- Born: 1 September 1938 (age 87) Thongjao Keithel Leikai, Thoubal District, Manipur, India
- Died: Thongjao Manipur
- Occupation: Master potter
- Known for: Pottery arts
- Spouse: Naorem Shyamjai Singh
- Parent(s): Kharaibam Devasingh Singh Kharaibam Ongbi Sanajaobi Devi
- Awards: Padma Shri Tulsi Samman Award National Award for Master Craftsman Samaj Kalyan Seva award Lions Karmayogi Award

= Neelamani Devi =

Indian craftswoman and master potter

Neelamani Devi is an Indian craftswoman and master potter from Manipur. Her creations have been the theme of two documentary films; Mittee aur Manab by renowned filmmaker, Mani Kaul, and Nilamani: The Master Potter of Manipur, by Aribam Syam Sharma. The TV Series, Mahabharata also featured her works on one of the episodes. The Government of India awarded her the fourth highest civilian honour of the Padma Shri, in 2007, for her contributions to the art of pottery making.

== Biography ==
Neelamani Devi was born to Kharaibam Devasingh Singh and Kharaibam Ongbi Sanajaobi on 1 September 1938 at Thongjao Keithel Leikai, Thoubal District in the northeast Indian state of Manipur and received the early lessons in pottery making from her mother. She lost her parents during childhood, but with sponsorship from the Khadi and Gram Udyog Mandal, continued her studies at Somthal Pargana, Bihar and completed her training in 1960. Her career started as a demonstrator at the Directorate of Industries of the Government of Manipur, but left the job and returned to her village to start Pottery Training Cum Production Centre in 1966. There, she trained the local women in pottery making which is known to have helped them to earn their livelihoods.

Devi has traveled in India and abroad with her works; she has been a member of the Indian delegation who participated in the Five Indian Artisans exhibition and demonstration at the Museum of Ethnography, Sweden, as a part of the Festival of India. She also participated in exhibitions and demonstrations at several places in Japan such as the Hyōgo Prefectural Museum of Art, Kobe, (The Art of the Adivasi), Tobacco and Salt Museum, Tokyo, Tougen Museum, Shirane and Yamanasi, Saitama Prefectural Museum of History and Folklore, and Mithila Museum, Tokamachi and Nigata (Indian Adivasi Art Exhibitions). In 1986, renowned filmmaker, Mani Kaul, made a documentary film on Devi, titled Mittee aur Manab and Aribam Syam Sharma followed suit in 2003, with his non-feature film, Nilamani: Master Potter of Manipur, made for Doordarshan, Guwahati. One of the episodes of the Indian TV series, Mahabharata and the first three episodes of Mahabharata TV series made by French Television featured her pottery creations. The details of her work have also been documented in print in a book, Other Masters : Five Contemporary Folk and Tribal Artists of India, published in 1998 by the Handicrafts and Handlooms Exports Corporation of India. The book is a prescribed text for academic studies at University of Goa.

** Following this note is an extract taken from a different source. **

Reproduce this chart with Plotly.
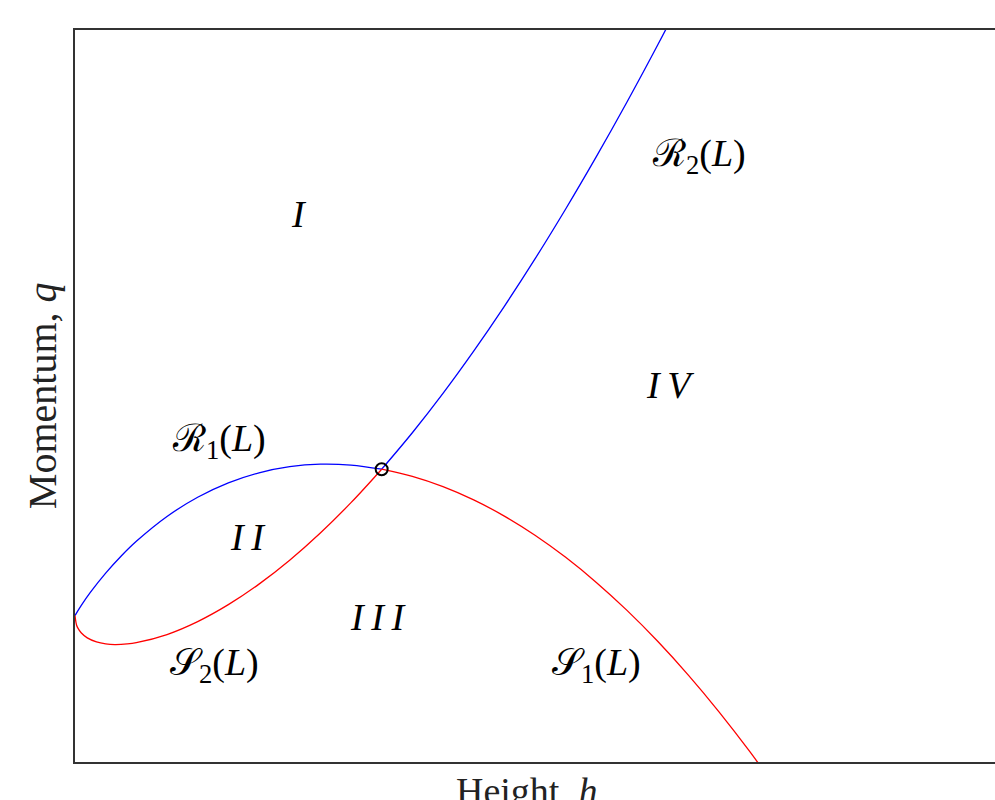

Devi received two awards in 1986, the National Award for Master Craftsman with a Certificate of Honour from the Government of India and Tulsi Samman Award from the Government of Madhya Pradesh. During 2005–2006, she received two more awards, Samaj Kalyan Seva award during her trip to Sweden and the Karmayogi Award from the Lions Club International. The Government of India honoured again, in 2007, by including her in the Republic Day honours list for the civilian award of the Padma Shri.